ZeroTier network blip

scottalanmiller

Both the website and the ZT network were down.

I suppose it could be a DNS issue.

I'm assuming that this is a hosted ZT instance and not one that you run yourself, hence the question?

Dashrender

Correct. I am using a free account currently. I now have 4 devices connected, soon to be 6.

I doubt it was a DNS issue, but it's possible.

stacksofplates

I noticed the site was down last night for a couple minutes, but I still had access to the other devices on the network.

The site (controller) should be able to go down and everything should still be able to communicate. You just can't add/remove/change devices u til the controller comes back.

Dashrender

I'm guessing the user in my case had the computer off, when they turned it off, the controller was offline, therefore they couldn't register with the network, and were down.

adam.ierymenko

We caught a network glitch on the web site, but this should not have affected actual virtual networks. If it did then please explain what you saw -- the system should not be vulnerable to this.

FYI network controllers issue config and certificates to network members but are not (by design) a point of failure for actual network communications. If a network controller goes down the network continues to work, but it just isn't possible to change the network (add new devices, de-authorize devices, change IP assignment settings, etc.).

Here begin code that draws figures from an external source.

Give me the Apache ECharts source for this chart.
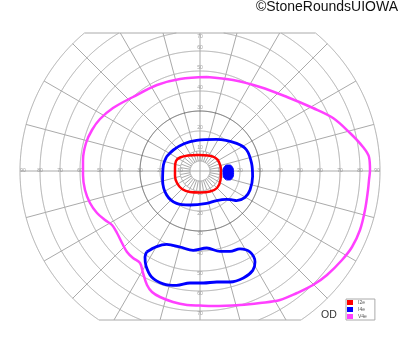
<!DOCTYPE html>
<html><head><meta charset="utf-8">
<script src="https://cdn.jsdelivr.net/npm/echarts@6/dist/echarts.min.js"></script>
<style>html,body{margin:0;padding:0;background:#fff}#c{width:400px;height:352px}</style>
</head><body><div id="c"></div>
<script>
// ---- data (degrees of visual field: x = horizontal, y = vertical) ----
const isopterNames = ['I2e', 'I4e', 'V4e'];
const isopterColors = ['#ff0000', '#0000ff', '#ff40ff'];
const I2e = [[-12.5,1.5],[-12,5],[-10,6.75],[-6,7.75],[-1,8],[4,7.75],[7.5,6.75],[9.5,4.5],[10.5,0.5],[10.25,-4.5],[8.5,-8.5],[5,-10.25],[0,-10.75],[-5,-10.5],[-9,-9],[-11.5,-6],[-12.5,-2.5],[-12.5,1.5]];
const I4e = [[-16.7,7.2],[-13.3,10.5],[-8,13.6],[-1.7,15.3],[8.3,15.8],[18.3,13.8],[23.3,10.5],[25.8,3.8],[26.3,-2.8],[25,-9.5],[22.5,-13.2],[18.3,-14.8],[15.5,-14.3],[13.3,-14.2],[8.3,-14.8],[3.3,-16.2],[-5,-17],[-11.7,-16.2],[-16.7,-12],[-18.7,-4.5],[-18.3,3],[-16.7,7.2]];
const I4eIsland = [[-26.7,-40.5],[-21.7,-37.8],[-16.7,-36.7],[-10,-38],[-3.4,-39.7],[3.4,-38.5],[10,-40.2],[15,-40.2],[20,-38.9],[25,-40.5],[27.5,-45.5],[26.4,-49.7],[21.7,-53.5],[15,-55.5],[8.4,-55.5],[1.7,-56],[-5,-56],[-11.7,-57.2],[-18.4,-56.4],[-24.2,-53],[-27,-47.5],[-27.5,-43],[-26.7,-40.5]];
const blindSpot = [[14.2,3],[16,2.3],[16.8,-0.8],[16,-3.8],[14.2,-4.5],[12.3,-3.8],[11.5,-0.8],[12.3,2.3]];
const V4e = [[3.5,47],[16.5,45.5],[30,42],[43.5,37],[56.5,31.5],[66.5,26.5],[75,19],[81.5,12],[84.5,7],[85,0.5],[84.5,-4.5],[84,-9.5],[82.5,-19.5],[80,-29.5],[76,-38],[71,-44.5],[63.5,-52],[56.5,-57],[48.5,-61],[40,-64.5],[30,-66],[20,-67],[6.5,-67.5],[0,-67.3],[-6.5,-67],[-13.5,-65.5],[-20,-63],[-24,-60.5],[-26.5,-57],[-28.5,-51],[-30,-46],[-33.5,-43.5],[-36.5,-40.5],[-39,-36],[-41.5,-31],[-44,-27],[-47.5,-24.5],[-51.5,-21],[-55,-16],[-57.5,-9.5],[-58.5,-2],[-58.5,5.5],[-57,14],[-54,20.5],[-50,26],[-43.5,31.5],[-33.5,37],[-21.5,43],[-10,46],[3.5,47]];
const hTicks = [10,20,30,40,50,60,70,80,90];
const vTicks = [10,20,30,40,50,60,70];
const rings = [5,10,20,30,40,50,60,70,80,90];
const darkRing = 30;
const meridianStep = 15;
const innerMeridianStep = 10;

// ---- chart furniture (perimetry grid) ----
const Y_TOP = 69, Y_BOT = -74.5, R_MAX = 90;
const rad = d => d * Math.PI / 180;
function ringArcs(r) {
  const arcs = []; let cur = [];
  for (let a = -90; a <= 270.001; a += 0.25) {
    const x = r * Math.cos(rad(a)), y = r * Math.sin(rad(a));
    if (y > Y_TOP || y < Y_BOT) { if (cur.length > 1) arcs.push(cur); cur = []; }
    else cur.push([x, y]);
  }
  if (cur.length > 1) arcs.push(cur);
  return arcs;
}
const grayPaths = [], darkPaths = [];
rings.forEach(r => ringArcs(r).forEach(c => (r === darkRing ? darkPaths : grayPaths).push({coords: c})));
for (let a = 0; a < 360; a += meridianStep) {
  const s = Math.sin(rad(a)), c = Math.cos(rad(a));
  let rEnd = R_MAX;
  if (s > 1e-9) rEnd = Math.min(rEnd, Y_TOP / s);
  if (s < -1e-9) rEnd = Math.min(rEnd, Y_BOT / s);
  const r0 = (a % 90 === 0) ? 0 : 10;
  grayPaths.push({coords: [[r0 * c, r0 * s], [rEnd * c, rEnd * s]]});
}
for (let a = 0; a < 360; a += innerMeridianStep) {
  const s = Math.sin(rad(a)), c = Math.cos(rad(a));
  grayPaths.push({coords: [[5 * c, 5 * s], [10 * c, 10 * s]]});
}
[Y_TOP, Y_BOT].forEach(y => {
  const xe = Math.sqrt(R_MAX * R_MAX - y * y);
  grayPaths.push({coords: [[-xe, y], [xe, y]]});
});

const tickLabels = [];
hTicks.forEach(v => {
  const x = Math.min(v, 88.5);
  tickLabels.push({value: [x, 0], name: String(v)});
  tickLabels.push({value: [-x, 0], name: String(v)});
});
vTicks.forEach(v => {
  tickLabels.push({value: [0, Math.min(v + 1.5, 67.3)], name: String(v)});
  tickLabels.push({value: [0, -(v + 1.5)], name: String(v)});
});

function isoLine(name, data, color, width) {
  return {
    type: 'line', name: name, data: data, smooth: 0.35, showSymbol: false, symbol: 'none',
    lineStyle: {color: color, width: width}, itemStyle: {color: color}, z: 5, silent: true, animation: false
  };
}

const chart = echarts.init(document.getElementById('c'), null, {renderer: 'canvas'});
chart.setOption({
  backgroundColor: '#fff',
  animation: false,
  title: {
    text: '©StoneRoundsUIOWA', right: 2, top: 0, padding: 0,
    textStyle: {fontSize: 14, fontWeight: 'normal', color: '#111', fontFamily: 'Liberation Sans, Arial, sans-serif'}
  },
  legend: {
    data: isopterNames.map((n, i) => ({name: n, icon: 'rect', itemStyle: {color: isopterColors[i]}})),
    orient: 'vertical', left: 346, top: 299,
    itemWidth: 6, itemHeight: 5, itemGap: 2, padding: [1, 8, 1, 1],
    borderColor: '#aaa', borderWidth: 1, selectedMode: false,
    textStyle: {fontSize: 5, color: '#555', fontFamily: 'Liberation Sans, Arial, sans-serif'}
  },
  grid: {left: 20, width: 360, top: 32, height: 289, show: false},
  xAxis: {type: 'value', min: -90, max: 90, show: false},
  yAxis: {type: 'value', min: -75, max: 69.5, show: false},
  graphic: [{
    type: 'text', left: 321, top: 310,
    style: {text: 'OD', fontSize: 10.5, fill: '#333', fontFamily: 'Liberation Sans, Arial, sans-serif'}
  }],
  series: [
    {type: 'lines', coordinateSystem: 'cartesian2d', polyline: true, data: grayPaths, silent: true,
     lineStyle: {color: '#aaaaaa', width: 1, opacity: 1}, z: 1},
    {type: 'lines', coordinateSystem: 'cartesian2d', polyline: true, data: darkPaths, silent: true,
     lineStyle: {color: '#555', width: 1, opacity: 1}, z: 2},
    {type: 'scatter', data: tickLabels, symbolSize: 0, silent: true, z: 3,
     label: {show: true, position: 'inside', formatter: '{b}', fontSize: 5, color: '#8a8a8a',
             fontFamily: 'Liberation Sans, Arial, sans-serif'}},
    isoLine('V4e', V4e, isopterColors[2], 2.5),
    isoLine('I4e', I4e, isopterColors[1], 2.8),
    isoLine('I4e', I4eIsland, isopterColors[1], 2.8),
    isoLine('I2e', I2e, isopterColors[0], 2.5),
    {type: 'custom', name: 'I4e', coordinateSystem: 'cartesian2d', data: blindSpot, z: 6, silent: true,
     itemStyle: {color: isopterColors[1]},
     renderItem: function (params, api) {
       if (params.dataIndex !== 0) return null;
       const pts = blindSpot.map(p => api.coord(p));
       return {type: 'polygon', shape: {points: pts, smooth: 0.5},
               style: {fill: isopterColors[1], stroke: isopterColors[1], lineWidth: 1}};
     }}
  ]
});
</script></body></html>
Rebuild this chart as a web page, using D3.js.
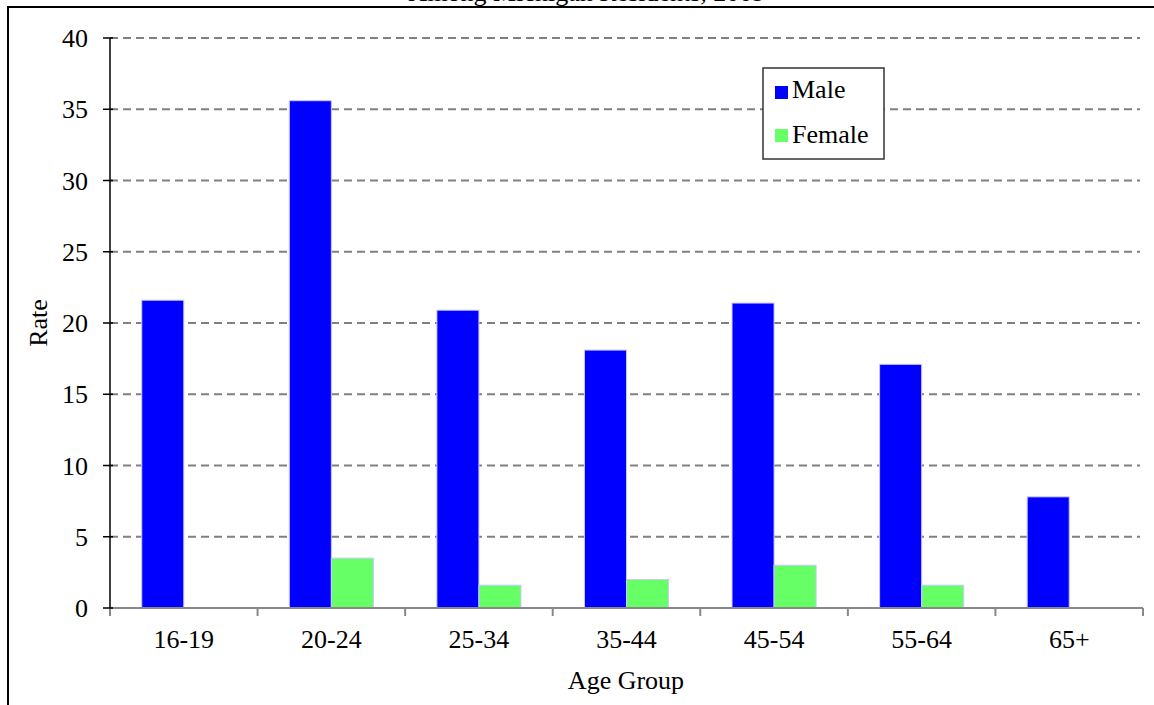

We're doing a round of infrastructure upgrades in the next few weeks anyway. Web will go to redundant bare metal servers and the root infrastructure (which is critical) is getting even more robust and geo-distributed. (It's already spread across three providers on four continents and all nodes are independent.)

coliver

@adam.ierymenko said:

We caught a network glitch on the web site, but this should not have affected actual virtual networks. If it did then please explain what you saw -- the system should not be vulnerable to this.

FYI network controllers issue config and certificates to network members but are not (by design) a point of failure for actual network communications. If a network controller goes down the network continues to work, but it just isn't possible to change the network (add new devices, de-authorize devices, change IP assignment settings, etc.).

We're doing a round of infrastructure upgrades in the next few weeks anyway. Web will go to redundant bare metal servers and the root infrastructure (which is critical) is getting even more robust and geo-distributed. (It's already spread across three providers on four continents and all nodes are independent.)

What happens if a machine goes down and then comes back up when the network controller is down?

adam.ierymenko

It should use its cached network config and certs -- see the networks.d/<nwid>.conf files, etc.

Dashrender

@Dashrender said:

I'm guessing the user in my case had the computer off, when they turned it off, the controller was offline, therefore they couldn't register with the network, and were down.

I'll have to confirm, but I believe this is the situation in question. The Laptop was turn off at the time of the outage. They turned it on during the outage and tried to connect. and it didn't.. The user did no troubleshooting, and before I could do much, the problem was over.

adam.ierymenko

There can be issues if a network controller is down for a long time because certs have (effective) TTLs, so an old node that's been offline could be unable to communicate. But it would have to be down for a while. Since ZT addresses are portable if a controller goes down it can be brought up elsewhere with the same identity (failover).

We're adding multi-homing soon, which will make this even more robust:

https://github.com/zerotier/ZeroTierOne/blob/adamierymenko-dev/node/Cluster.hpp#L71

Multi-homing will also be useful for nodes within networks. For example, you could create a global Cassandra cluster behind a single IP on your virtual LAN. Next version should contain an alpha version of cluster/multi-homing capability.

adam.ierymenko

@Dashrender How long was the laptop asleep? If it was a while it's possible that its cert was no longer valid and it couldn't get a new one.

Unlucky moment... multi-homing/cluster of network controllers should make that orders of magnitude less likely. We're doing a lot of robustness work right now (not that it's bad as-is).

Dashrender

@adam-ierymenko I'm guessing the laptop was off two+ days. The user only uses it two days a week at most.